Por estos días, Colombia vive una de las coyunturas más delicadas de los últimos tiempos. El atentado contra el precandidato presidencial Miguel Uribe Turbay no solo despertó el rechazo nacional, sino que reabrió un debate profundo sobre el peso de las palabras cuando provienen de la cúspide del poder. En medio de este clima enrarecido, el excanciller Álvaro Leyva lanzó una advertencia directa y contundente al presidente Gustavo Petro, recordándole que había sido alertado sobre las consecuencias de incitar —aunque sea de forma indirecta— a la violencia.
Más que una simple crítica, lo dicho por Leyva representa una alarma que no podemos ignorar: ¿qué responsabilidad tienen los líderes, especialmente el Presidente de la República, cuando sus discursos se convierten en gasolina sobre un país inflamable?
EL LENGUAJE PRESIDENCIAL NO ES INOCUO
La denuncia de Leyva no es menor. Según él, el presidente Petro ha venido exponiendo públicamente a personalidades políticas, señalándolas con calificativos peligrosos que, en un país polarizado, pueden traducirse en hechos lamentables. Y ahora, con un líder político entre la vida y la muerte, el excanciller no duda en atribuirle parte de la responsabilidad moral al jefe de Estado.
Desde cualquier óptica, la pregunta es ineludible: ¿puede el lenguaje del poder fomentar un ambiente donde la violencia política encuentra terreno fértil? La respuesta es sí. Porque el discurso de quien lidera una nación no solo orienta políticas, también modela comportamientos, aviva pasiones y en ocasiones, desencadena odios. En un país donde la polarización es profunda y las heridas del conflicto aún supuran, los discursos incendiarios no pueden tomarse a la ligera.
¿HACIA DÓNDE VAMOS COMO NACIÓN?
Leyva no se detuvo en la crítica. Fue más allá y planteó, con la franqueza que le caracteriza, que el presidente Petro debería dejar el poder por la vía institucional. Argumenta que, si bien el país debe garantizarle condiciones dignas, es hora de pensar en una transición que preserve la estabilidad democrática. Y vuelve a mencionar algo que ha estado en el aire: la supuesta enfermedad del presidente, insinuando que esta no puede ser un eximente de responsabilidad.

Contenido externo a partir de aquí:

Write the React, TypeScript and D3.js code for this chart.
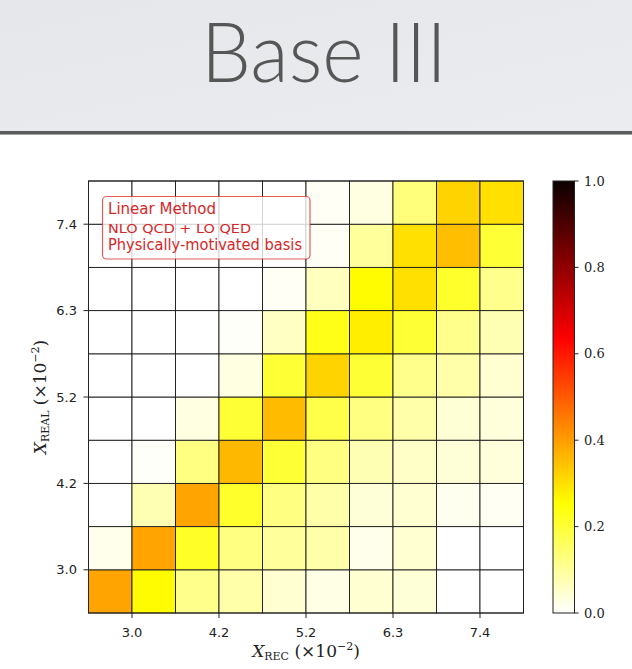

Este llamado plantea un escenario complejo. Porque más allá de lo personal, lo que está en juego es la legitimidad institucional del país. Si el lenguaje político empieza a traducirse en hechos de sangre, si las instituciones no actúan a tiempo, si el debate público se degrada al insulto y al señalamiento sin pruebas, estaremos caminando hacia una fractura social peligrosa.
EL RIESGO DE JUSTIFICAR LA VIOLENCIA CON IDEOLOGÍA
Colombia ha vivido suficientes tragedias como para volver a caer en el error de justificar el odio desde ninguna orilla política. Nadie, absolutamente nadie, tiene derecho a incitar al enfrentamiento, al linchamiento simbólico o al desprestigio sistemático de quienes piensan diferente. Ni desde el gobierno ni desde la oposición.
Cuando desde la Presidencia se habla con desprecio de otros poderes públicos o se señala sin pruebas a opositores, se alimenta un clima de intolerancia que termina convirtiéndose en una amenaza real para la democracia. Y peor aún, se envía un mensaje de que, en la lucha por el poder, todo vale.
EL VERDADERO DEBER CIUDADANO: DEFENDER LA CONSTITUCIÓN
En su carta, Leyva lanza una advertencia clave: es la hora de que los ciudadanos actúen colectivamente para proteger la vigencia del orden constitucional. No se trata de salir a la calle con odio, ni de desestabilizar al país con rumores o acciones desesperadas. Se trata de exigir serenidad, legalidad, respeto por las instituciones y, sobre todo, responsabilidad en el ejercicio del poder.
Ningún proyecto político —por más transformador que se diga— puede estar por encima de la convivencia pacífica ni de los derechos fundamentales. La democracia no se construye con gritos ni con acusaciones infundadas, sino con diálogo, respeto y verdad.
Hoy más que nunca, Colombia necesita líderes que calmen, no que agiten. Que escuchen, no que señalen. Que unan, no que dividan. La historia nos ha enseñado, con dolor, que cuando el lenguaje de la confrontación se instala en el corazón del poder, la violencia deja de ser una amenaza lejana y se convierte en tragedia nacional.
Es momento de pensar en grande, de pensar en Colombia. No en los egos, no en las revanchas, no en las ideologías. Sino en la paz, en la democracia y en el futuro que todos, absolutamente todos, merecemos.